Saturday, January 30, 2016

Safari day 1: "On the right donkeys on the left zebras" -Chewy


My morning started with Maria from the hotel asking me if I would forgive the staff. For what? 
Your laundry. 
Time to look at the laundry. I don't know what it is with international trips and my underwear. Sure enough all of my underwear was destroyed. They must of cheese grater washed everything. I told Maria I would forgive them if they would take it off my bill.
She didn't like this at all but eventually did it. 
Shortly after that our safari truck arrived. They had gotten lost because our hotel was down an unmarked "road" (random dirt path).
 We headed to pick up our other two companions. After "picking" them we went to a store to buy water and snacks. I bought sesame cookies, cashews, dried mangoes and pineapples and pineapple Fanta (which is absurdly good).
We were off headed to the Serengeti.
The first thing we saw baboons (apparently the male baboons will try to mate human women if they are in heat.).
The second thing was humongous Termite mounds (the Disney animal kingdom in me was ecstatic. I will try to make this the only time I say this: wow wow wow Disney did an amazing job with the Kilimanjaro Safari.).
Next up we crossed into the ngorongoro conservation area and almost immediately had a leopard cross in front of our truck.
ASL and Chewy (our guide) were the only ones who saw it. We climbed to the rim and made a stop at the entrance where we bought ciders, Kilimanjaro beer, playing cards. I bought and mailed a post card for flat Stanley to send to his owner. We toasted to the safari and new friends.
Back in the car we got out to look into the crater from above. We wondered if all the black dots were animals (it would turn out they were).

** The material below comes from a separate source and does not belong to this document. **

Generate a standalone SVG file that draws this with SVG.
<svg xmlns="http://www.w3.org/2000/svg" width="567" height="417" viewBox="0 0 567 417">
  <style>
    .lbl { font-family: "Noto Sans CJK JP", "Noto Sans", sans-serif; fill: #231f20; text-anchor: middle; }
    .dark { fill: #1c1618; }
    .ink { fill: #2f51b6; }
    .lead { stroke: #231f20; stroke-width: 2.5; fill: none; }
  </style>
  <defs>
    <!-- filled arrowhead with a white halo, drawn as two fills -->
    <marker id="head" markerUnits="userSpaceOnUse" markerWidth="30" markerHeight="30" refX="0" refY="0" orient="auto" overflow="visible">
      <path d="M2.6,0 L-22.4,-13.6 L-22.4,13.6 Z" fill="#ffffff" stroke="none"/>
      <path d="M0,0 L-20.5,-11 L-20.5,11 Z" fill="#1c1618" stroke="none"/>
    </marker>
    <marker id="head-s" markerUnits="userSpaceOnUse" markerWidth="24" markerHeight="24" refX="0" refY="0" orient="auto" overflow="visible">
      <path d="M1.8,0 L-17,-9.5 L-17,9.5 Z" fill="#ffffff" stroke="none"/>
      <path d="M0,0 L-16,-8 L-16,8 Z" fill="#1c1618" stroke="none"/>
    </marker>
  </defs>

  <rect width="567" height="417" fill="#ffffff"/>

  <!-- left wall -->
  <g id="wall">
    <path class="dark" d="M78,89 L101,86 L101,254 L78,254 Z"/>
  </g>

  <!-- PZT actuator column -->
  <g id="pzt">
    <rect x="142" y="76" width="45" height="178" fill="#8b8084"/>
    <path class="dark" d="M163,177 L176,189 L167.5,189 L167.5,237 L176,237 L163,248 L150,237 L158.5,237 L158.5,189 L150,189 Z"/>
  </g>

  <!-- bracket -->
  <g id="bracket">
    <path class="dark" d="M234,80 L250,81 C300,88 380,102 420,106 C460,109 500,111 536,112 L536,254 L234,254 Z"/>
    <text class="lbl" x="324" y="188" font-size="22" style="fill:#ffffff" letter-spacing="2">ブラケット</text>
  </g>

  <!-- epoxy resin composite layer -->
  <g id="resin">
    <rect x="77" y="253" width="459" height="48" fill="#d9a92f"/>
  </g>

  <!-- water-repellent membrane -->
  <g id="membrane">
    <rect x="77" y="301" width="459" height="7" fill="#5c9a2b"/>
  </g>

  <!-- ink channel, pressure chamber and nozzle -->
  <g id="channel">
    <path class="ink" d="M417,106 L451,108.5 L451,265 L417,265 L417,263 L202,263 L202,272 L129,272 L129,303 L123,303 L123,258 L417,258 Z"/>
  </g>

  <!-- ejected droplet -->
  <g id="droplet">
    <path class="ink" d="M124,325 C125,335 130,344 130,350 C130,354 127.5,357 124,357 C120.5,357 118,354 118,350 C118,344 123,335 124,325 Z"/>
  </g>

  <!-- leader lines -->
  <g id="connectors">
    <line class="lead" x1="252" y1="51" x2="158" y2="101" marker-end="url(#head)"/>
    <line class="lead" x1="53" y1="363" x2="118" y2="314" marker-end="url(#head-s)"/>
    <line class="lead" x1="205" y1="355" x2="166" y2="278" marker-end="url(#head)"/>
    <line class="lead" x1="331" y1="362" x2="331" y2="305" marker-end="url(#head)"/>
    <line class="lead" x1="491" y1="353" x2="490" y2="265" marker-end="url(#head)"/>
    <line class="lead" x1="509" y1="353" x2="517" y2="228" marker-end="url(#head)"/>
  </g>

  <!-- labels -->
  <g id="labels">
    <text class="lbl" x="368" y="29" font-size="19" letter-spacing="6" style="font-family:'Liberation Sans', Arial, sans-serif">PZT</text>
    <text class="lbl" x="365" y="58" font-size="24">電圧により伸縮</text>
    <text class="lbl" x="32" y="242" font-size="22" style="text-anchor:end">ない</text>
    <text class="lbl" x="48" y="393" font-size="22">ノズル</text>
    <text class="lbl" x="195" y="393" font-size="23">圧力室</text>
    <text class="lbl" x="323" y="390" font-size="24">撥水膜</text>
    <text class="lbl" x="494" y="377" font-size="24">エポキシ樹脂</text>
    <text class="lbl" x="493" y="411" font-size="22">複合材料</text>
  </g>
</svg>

We stopped for lunch and sat on the hugest tree trunk.
Chewy told us to keep our chicken covered or the hawk circling would take it from us.
After lunch we descended from the crater rim and were asked if we would like to stop in a Masai village. We all wanted to.

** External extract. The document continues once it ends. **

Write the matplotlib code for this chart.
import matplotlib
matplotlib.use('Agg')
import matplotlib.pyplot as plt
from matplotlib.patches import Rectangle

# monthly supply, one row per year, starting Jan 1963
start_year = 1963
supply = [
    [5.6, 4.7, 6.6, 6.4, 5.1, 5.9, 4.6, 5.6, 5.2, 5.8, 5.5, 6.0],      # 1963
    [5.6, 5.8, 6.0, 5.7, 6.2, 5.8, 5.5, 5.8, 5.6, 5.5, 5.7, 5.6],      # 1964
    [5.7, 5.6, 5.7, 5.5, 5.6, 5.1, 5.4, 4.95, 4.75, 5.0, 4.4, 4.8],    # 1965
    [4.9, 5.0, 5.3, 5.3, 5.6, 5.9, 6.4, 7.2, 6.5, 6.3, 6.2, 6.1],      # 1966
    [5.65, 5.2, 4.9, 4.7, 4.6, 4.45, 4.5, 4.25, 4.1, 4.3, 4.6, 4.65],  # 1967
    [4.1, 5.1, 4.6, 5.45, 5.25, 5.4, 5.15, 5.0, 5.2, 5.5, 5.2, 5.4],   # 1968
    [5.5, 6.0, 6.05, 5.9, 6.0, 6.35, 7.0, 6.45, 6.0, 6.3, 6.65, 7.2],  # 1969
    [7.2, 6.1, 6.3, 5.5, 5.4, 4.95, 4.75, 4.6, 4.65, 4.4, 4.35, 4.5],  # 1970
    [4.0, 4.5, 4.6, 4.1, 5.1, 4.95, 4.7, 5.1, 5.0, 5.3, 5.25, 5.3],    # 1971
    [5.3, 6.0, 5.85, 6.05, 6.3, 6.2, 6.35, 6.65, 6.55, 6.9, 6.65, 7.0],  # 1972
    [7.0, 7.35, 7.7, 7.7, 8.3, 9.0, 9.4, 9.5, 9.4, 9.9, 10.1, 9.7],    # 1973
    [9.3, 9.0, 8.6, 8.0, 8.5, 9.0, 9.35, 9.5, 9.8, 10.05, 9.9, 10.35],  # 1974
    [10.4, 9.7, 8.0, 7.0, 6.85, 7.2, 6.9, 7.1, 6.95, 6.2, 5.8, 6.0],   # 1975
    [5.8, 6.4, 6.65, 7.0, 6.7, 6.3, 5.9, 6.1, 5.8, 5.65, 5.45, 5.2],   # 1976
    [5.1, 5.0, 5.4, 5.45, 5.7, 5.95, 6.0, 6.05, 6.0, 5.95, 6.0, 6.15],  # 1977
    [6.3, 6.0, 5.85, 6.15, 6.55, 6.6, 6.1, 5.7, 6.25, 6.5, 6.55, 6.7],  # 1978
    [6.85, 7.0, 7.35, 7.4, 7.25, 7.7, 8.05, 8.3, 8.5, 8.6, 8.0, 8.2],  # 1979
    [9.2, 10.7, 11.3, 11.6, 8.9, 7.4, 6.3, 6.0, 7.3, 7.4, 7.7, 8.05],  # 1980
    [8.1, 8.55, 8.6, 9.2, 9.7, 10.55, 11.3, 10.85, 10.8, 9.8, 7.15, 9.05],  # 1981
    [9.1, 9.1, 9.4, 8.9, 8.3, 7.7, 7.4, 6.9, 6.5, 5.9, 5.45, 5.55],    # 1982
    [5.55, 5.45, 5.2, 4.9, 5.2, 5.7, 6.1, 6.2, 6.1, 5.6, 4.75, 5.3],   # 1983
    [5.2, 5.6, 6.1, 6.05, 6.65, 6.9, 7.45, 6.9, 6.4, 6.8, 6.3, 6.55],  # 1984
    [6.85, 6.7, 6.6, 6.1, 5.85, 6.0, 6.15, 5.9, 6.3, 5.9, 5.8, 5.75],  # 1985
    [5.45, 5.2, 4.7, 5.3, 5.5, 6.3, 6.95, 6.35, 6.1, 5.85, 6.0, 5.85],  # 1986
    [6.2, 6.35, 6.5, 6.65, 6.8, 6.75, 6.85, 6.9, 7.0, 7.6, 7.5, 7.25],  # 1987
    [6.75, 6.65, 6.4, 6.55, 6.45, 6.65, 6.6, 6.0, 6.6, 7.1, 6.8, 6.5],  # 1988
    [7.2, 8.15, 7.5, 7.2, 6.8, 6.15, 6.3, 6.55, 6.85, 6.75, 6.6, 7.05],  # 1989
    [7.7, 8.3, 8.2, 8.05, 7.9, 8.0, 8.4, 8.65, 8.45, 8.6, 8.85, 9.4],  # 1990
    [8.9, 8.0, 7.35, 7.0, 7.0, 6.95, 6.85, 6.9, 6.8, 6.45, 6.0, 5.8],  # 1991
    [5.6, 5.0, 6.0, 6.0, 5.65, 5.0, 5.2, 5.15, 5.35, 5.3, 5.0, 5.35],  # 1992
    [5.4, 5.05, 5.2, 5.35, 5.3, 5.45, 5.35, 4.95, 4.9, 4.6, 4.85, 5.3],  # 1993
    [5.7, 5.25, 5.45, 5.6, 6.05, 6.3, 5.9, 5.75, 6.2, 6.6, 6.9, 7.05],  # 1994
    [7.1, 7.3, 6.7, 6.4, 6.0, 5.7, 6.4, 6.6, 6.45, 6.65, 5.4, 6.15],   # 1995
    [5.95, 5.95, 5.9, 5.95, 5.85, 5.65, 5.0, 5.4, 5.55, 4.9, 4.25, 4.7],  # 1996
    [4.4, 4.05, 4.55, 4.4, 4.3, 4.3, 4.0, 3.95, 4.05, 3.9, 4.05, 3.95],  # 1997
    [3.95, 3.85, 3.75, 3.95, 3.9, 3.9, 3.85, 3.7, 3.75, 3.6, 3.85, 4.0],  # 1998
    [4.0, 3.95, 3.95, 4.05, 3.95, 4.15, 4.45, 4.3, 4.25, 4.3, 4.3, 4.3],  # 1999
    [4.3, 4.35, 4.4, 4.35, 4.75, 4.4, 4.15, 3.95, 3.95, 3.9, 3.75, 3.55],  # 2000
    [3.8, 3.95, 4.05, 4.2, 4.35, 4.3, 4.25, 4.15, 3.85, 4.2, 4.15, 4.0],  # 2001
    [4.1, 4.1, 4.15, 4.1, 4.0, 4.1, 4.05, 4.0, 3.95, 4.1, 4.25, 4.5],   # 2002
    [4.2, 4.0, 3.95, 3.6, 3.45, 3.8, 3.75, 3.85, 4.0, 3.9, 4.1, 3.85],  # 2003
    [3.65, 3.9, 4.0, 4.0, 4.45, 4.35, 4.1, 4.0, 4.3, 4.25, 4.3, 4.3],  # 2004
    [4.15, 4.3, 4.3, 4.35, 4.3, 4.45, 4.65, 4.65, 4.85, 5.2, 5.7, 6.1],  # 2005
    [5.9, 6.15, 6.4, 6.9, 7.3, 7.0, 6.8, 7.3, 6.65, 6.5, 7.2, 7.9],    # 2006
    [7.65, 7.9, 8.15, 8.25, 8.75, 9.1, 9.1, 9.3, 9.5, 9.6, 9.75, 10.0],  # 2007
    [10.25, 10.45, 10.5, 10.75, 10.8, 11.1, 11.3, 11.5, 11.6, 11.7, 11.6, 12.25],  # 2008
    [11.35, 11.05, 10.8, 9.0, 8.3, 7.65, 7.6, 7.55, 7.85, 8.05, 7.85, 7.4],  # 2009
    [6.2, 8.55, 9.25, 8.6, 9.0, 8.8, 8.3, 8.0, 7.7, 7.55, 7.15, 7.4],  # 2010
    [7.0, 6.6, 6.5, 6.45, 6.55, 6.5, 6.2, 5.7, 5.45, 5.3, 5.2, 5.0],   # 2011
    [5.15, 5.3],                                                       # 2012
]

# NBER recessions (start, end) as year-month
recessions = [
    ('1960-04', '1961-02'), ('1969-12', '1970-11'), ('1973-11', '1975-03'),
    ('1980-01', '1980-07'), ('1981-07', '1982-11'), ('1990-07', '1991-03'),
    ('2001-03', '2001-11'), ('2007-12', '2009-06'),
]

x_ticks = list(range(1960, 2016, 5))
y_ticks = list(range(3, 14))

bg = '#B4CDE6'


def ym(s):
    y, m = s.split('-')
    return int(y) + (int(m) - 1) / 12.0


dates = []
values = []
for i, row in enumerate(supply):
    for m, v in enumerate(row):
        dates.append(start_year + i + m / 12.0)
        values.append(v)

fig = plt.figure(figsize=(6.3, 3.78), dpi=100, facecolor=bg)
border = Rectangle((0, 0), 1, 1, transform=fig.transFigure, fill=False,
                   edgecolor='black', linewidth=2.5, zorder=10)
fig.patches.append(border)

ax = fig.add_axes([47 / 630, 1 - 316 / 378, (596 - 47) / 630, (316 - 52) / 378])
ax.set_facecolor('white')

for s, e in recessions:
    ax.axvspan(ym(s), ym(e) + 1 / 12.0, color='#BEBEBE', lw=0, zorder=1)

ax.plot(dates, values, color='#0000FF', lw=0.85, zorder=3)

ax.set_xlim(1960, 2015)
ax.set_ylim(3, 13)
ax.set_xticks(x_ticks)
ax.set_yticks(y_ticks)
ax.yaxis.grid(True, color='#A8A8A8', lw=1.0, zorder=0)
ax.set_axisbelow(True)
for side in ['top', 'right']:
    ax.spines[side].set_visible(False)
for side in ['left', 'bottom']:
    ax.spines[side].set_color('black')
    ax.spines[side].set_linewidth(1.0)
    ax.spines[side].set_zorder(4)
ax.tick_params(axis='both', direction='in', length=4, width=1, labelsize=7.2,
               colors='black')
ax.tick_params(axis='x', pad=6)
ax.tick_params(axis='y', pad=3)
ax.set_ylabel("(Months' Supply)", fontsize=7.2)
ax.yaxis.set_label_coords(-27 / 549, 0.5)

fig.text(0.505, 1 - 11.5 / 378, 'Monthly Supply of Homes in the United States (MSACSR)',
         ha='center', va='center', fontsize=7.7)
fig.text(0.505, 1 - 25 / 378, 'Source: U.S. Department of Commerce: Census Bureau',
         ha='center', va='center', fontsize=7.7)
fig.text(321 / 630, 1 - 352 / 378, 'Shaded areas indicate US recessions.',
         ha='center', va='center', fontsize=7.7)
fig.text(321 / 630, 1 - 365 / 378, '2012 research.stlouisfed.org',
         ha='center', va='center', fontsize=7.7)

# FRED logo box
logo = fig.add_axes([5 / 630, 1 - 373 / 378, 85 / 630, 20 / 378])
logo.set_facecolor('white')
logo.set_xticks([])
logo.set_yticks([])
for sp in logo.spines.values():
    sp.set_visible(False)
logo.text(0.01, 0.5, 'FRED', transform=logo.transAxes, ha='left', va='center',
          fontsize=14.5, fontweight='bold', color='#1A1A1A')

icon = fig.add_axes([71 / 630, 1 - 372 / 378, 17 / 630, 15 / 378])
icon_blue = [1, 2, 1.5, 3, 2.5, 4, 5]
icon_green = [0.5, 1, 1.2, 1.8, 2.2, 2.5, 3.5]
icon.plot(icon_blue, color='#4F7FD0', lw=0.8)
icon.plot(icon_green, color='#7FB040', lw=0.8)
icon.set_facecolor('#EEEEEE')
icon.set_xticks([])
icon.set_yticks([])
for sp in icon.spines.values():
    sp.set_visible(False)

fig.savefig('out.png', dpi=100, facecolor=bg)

We pulled up to the village and one man greeted us.
He explained that they would sing and dance for us and then invite us into the village.
We would then be able to see village life and the school. We would also be able to buy goods that would go to the village's water fund.

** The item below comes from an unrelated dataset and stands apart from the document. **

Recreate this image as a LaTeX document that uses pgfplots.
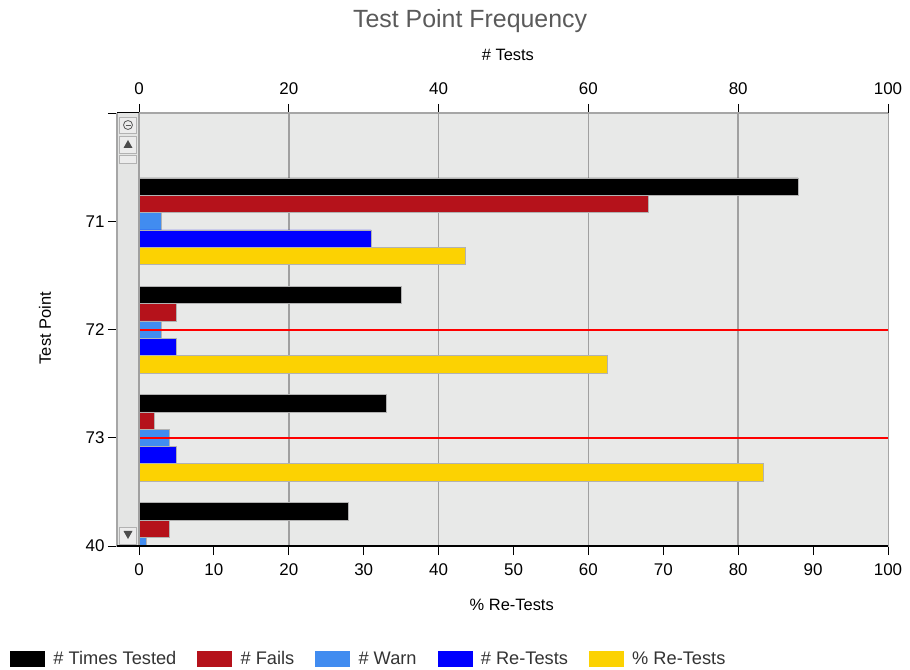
\documentclass[border=0pt]{standalone}
\usepackage{fontspec}
\setmainfont{Liberation Sans}
\usepackage{pgfplots}
\pgfplotsset{compat=1.18}
\definecolor{bgcol}{HTML}{E8E9E8}
\definecolor{scrollc}{HTML}{E4E5E4}
\definecolor{btnc}{HTML}{ECECEC}
\definecolor{cTT}{HTML}{000000}
\definecolor{cF}{HTML}{B5121B}
\definecolor{cW}{HTML}{418CF0}
\definecolor{cRT}{HTML}{0000FF}
\definecolor{cPRT}{HTML}{FCD202}
\definecolor{cLine}{HTML}{FF0000}
\definecolor{gridc}{HTML}{A0A0A0}
\definecolor{titlec}{HTML}{5A5A5A}
\begin{document}
\begin{tikzpicture}
\pgfplotsset{
  common/.style={
    scale only axis, width=771bp, height=433bp,
    xmin=-2.94, xmax=100, ymin=0, ymax=4, y dir=reverse,
    /pgf/number format/assume math mode=true,
    tick align=outside,
    tick label style={font=\fontsize{17}{20}\selectfont},
    major tick length=9bp,
    tick style={black, line width=0.9bp},
    label style={font=\fontsize{16.5}{20}\selectfont},
  },
}
\begin{axis}[common, name=main,
  axis background/.style={fill=bgcol},
  axis line style={gray!70, line width=1bp},
  xtick={0,10,...,100}, xtick pos=bottom,
  xticklabel style={yshift=-5bp},
  ytick={0,1,2,3,4}, yticklabels={,71,72,73,40}, ytick pos=left,
  extra x ticks={0,20,40,60,80}, extra x tick labels={},
  extra x tick style={grid=major, tick style={draw=none}},
  major grid style={gridc, line width=1.6bp},
  xlabel={\% Re-Tests},
  xlabel style={at={(axis description cs:0.512,-0.136)}, anchor=center},
  ylabel={Test Point},
  ylabel style={at={(axis description cs:-0.0934,0.503)}, anchor=center, rotate=0},
  title={Test Point Frequency},
  title style={at={(axis description cs:0.458,1.215)}, anchor=center, yshift=-7bp,
    font=\fontsize{25}{30}\selectfont, text=titlec},
  legend columns=5,
  legend style={at={(-0.1388,-0.261)}, anchor=west, draw=none, fill=none,
    inner sep=0pt, font=\fontsize{18.3}{21}\selectfont, text=black!80,
    /tikz/every even column/.append style={column sep=19bp}},
  legend image code/.code={\path[fill,#1,draw=none] (0bp,-8bp) rectangle (35bp,8bp);
    \path (41bp,0bp);},
]
\addplot[xbar, bar width=0.16, bar shift=-0.32, fill=cTT, draw=gray!60, line width=0.5bp]
  coordinates {(88,1) (35,2) (33,3) (28,4)};
\addlegendentry{\# Times Tested}
\addplot[xbar, bar width=0.16, bar shift=-0.16, fill=cF, draw=gray!60, line width=0.5bp]
  coordinates {(68,1) (5,2) (2,3) (4,4)};
\addlegendentry{\# Fails}
\addplot[xbar, bar width=0.16, bar shift=0, fill=cW, draw=gray!60, line width=0.5bp]
  coordinates {(3,1) (3,2) (4,3) (1,4)};
\addlegendentry{\# Warn}
\addplot[xbar, bar width=0.16, bar shift=0.16, fill=cRT, draw=gray!60, line width=0.5bp]
  coordinates {(31,1) (5,2) (5,3)};
\addlegendentry{\# Re-Tests}
\addplot[xbar, bar width=0.16, bar shift=0.32, fill=cPRT, draw=gray!60, line width=0.5bp]
  coordinates {(43.5,1) (62.5,2) (83.3,3)};
\addlegendentry{\% Re-Tests}
\addplot[forget plot, draw=cLine, line width=2bp, mark=none] coordinates {(0,2) (100,2)};
\addplot[forget plot, draw=cLine, line width=2bp, mark=none] coordinates {(0,3) (100,3)};
\end{axis}
\begin{axis}[common,
  axis x line*=top, axis y line=none,
  axis line style={gray!70, line width=1bp},
  xtick={0,20,...,100},
  xticklabel style={yshift=6bp},
  xlabel={\# Tests},
  xlabel style={at={(axis description cs:0.507,1.134)}, anchor=center},
]
\addplot[draw=none] coordinates {(0,0)};
\end{axis}
\begin{scope}[shift={(main.south west)}, x=1bp, y=1bp]
  \fill[scrollc] (0,0) rectangle (22,433);
  \draw[gray!70, line width=1bp] (0,0) -- (0,433);
  \draw[gridc, line width=1.6bp] (22,0) -- (22,433);
  \draw[gray!60, fill=btnc] (2.5,413) rectangle (19.5,429);
  \draw[gray!70!black, line width=0.8bp] (11,421) circle (4.5);
  \draw[gray!70!black, line width=0.8bp] (8.5,421) -- (13.5,421);
  \draw[gray!60, fill=btnc] (2.5,393) rectangle (19.5,410);
  \fill[gray!60!black] (6.5,398) -- (15.5,398) -- (11,406) -- cycle;
  \draw[gray!60, fill=btnc] (2.5,383) rectangle (19.5,391);
  \draw[gray!60, fill=btnc] (2.5,2) rectangle (19.5,19);
  \fill[gray!60!black] (6.5,15) -- (15.5,15) -- (11,7) -- cycle;
  \draw[black, line width=1.2bp] (0,0) -- (771,0);
  \draw[black, line width=1bp] (0,433) -- (22,433);
\end{scope}
\path (main.south west) ++(-117bp,-124bp) rectangle ++(910bp,670bp);
\end{tikzpicture}
\end{document}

The tour was interesting. The Masai people only eat meat, blood, and milk.
The men have two jobs: herding the cattle and protecting the village which equals creating a barrier around the outside of the village. The women have 5 jobs: building the houses (which is why the houses are so short), cooking, cleaning, raising the children, and I can't remember the last thing. Masai are allowed to have as many wives as they want. The only stipulation is the must spend a night with each wife until they run out of wives and then repeat the cycle.
The houses are quite small. All of them have two beds. Each bed is covered with a cowhide.
After the house tour we were taken to the shop which was a circular rack made from tree branches in the center of the village. After shopping we were brought back into the house to barter. 
At this point there was an amazing storm. We paid for our goods (me probably too much. I may be too nice on the bartering front and A, well he ranks up there with best barterers in the world.). We made a break for it through the ridiculous rain and hopped in our safari truck. Then we looked around. Definitely not our truck. The driver pointed to the exit of the village.
We didn't see our truck but started running while laughing anyway. Maybe we would become longer term residents of this village than we expected? 
We found our truck, still laughing and now somewhat wet (which after Kilimanjaro was turning into the new normal).
Off towards the Serengeti we went.
Almost immediately we saw a cheetah just hanging out beside the road. We stopped and watched him until he got up stretched and went on his was.
This would be the beginning of so many animals to the point where zebras were not unlike deer.
We found our camp and set up our tents while William our cook would start doing unheard of culinary things with a propane stove.
He is amazing. Everything he cooked was over there top with a twist. He could cook in the finest restaurant and be a hero.
His food was nothing short of magical. While dinner was being consumed Chewy built a bonfire and then explained the rules of camp. He asked us to leave all food and toiletries and pretty much everything in the truck.
He also didn't want us to go to the bathroom at night period (not even with a buddy).
This would be a rule that we would all have to break because when you have to go... (The next day at lunch it would be Cipro all around). At dinner a truck pulled up and offered us all kinds of drinks: wine, beer, soda, and liquor. This was totally unexpected. 
As we walked out to the campfire the moon was full and the stars were unbelievable. Then we heard them. Using my tactical flashlight (thanks Dad), we lit the edges of the camp and there were at least 7 hyenas. This was apparently a good thing. It meant that there were likely no predators near by. We went to bed after spending a few minutes at the campfire. The next day wake up would at 530 departing promptly at 6.